◆ Given data ◆

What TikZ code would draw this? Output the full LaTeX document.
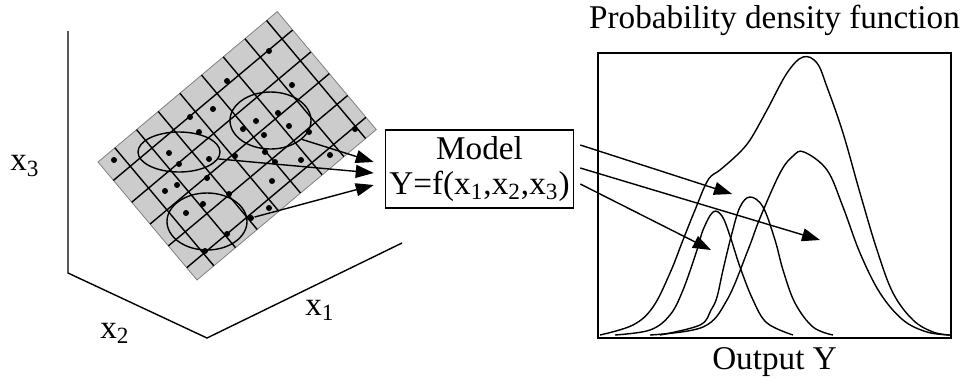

---

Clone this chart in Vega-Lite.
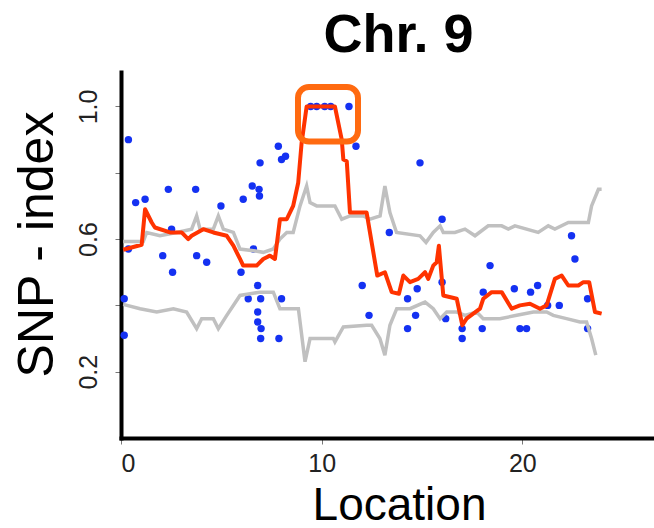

* * *

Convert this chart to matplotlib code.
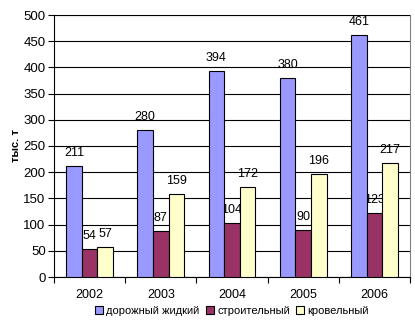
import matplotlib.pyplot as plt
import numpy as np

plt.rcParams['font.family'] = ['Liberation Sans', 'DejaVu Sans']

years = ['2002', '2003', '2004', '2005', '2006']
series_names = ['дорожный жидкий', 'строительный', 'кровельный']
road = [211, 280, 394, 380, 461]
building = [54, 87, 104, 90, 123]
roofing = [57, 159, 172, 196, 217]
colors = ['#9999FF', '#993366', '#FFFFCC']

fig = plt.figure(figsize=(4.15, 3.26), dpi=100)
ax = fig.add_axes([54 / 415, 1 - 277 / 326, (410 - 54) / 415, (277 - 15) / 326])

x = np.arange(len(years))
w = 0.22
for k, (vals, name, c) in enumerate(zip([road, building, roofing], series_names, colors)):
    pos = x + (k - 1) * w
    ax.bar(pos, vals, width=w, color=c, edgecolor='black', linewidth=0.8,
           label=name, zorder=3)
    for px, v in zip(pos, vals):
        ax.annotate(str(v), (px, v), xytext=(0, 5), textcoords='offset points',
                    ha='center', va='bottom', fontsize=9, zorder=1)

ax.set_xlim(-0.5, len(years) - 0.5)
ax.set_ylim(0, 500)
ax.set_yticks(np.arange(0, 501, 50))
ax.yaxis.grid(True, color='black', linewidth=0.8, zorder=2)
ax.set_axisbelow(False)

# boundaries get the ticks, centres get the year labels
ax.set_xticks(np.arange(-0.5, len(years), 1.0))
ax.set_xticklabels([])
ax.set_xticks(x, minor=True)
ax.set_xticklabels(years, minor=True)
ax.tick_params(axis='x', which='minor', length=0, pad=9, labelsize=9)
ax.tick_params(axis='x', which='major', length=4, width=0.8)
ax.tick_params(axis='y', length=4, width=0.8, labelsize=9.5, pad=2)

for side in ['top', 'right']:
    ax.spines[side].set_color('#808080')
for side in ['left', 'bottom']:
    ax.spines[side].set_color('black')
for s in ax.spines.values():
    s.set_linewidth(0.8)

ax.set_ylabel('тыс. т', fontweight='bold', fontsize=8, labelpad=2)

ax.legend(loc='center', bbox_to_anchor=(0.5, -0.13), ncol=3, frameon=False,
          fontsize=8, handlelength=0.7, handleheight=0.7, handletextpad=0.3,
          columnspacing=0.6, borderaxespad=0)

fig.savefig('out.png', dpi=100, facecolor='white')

◆ Task ◆
Write out every line of the preceding listing that contains "code".

◆ Response ◆
What TikZ code would draw this? Output the full LaTeX document.
Convert this chart to matplotlib code.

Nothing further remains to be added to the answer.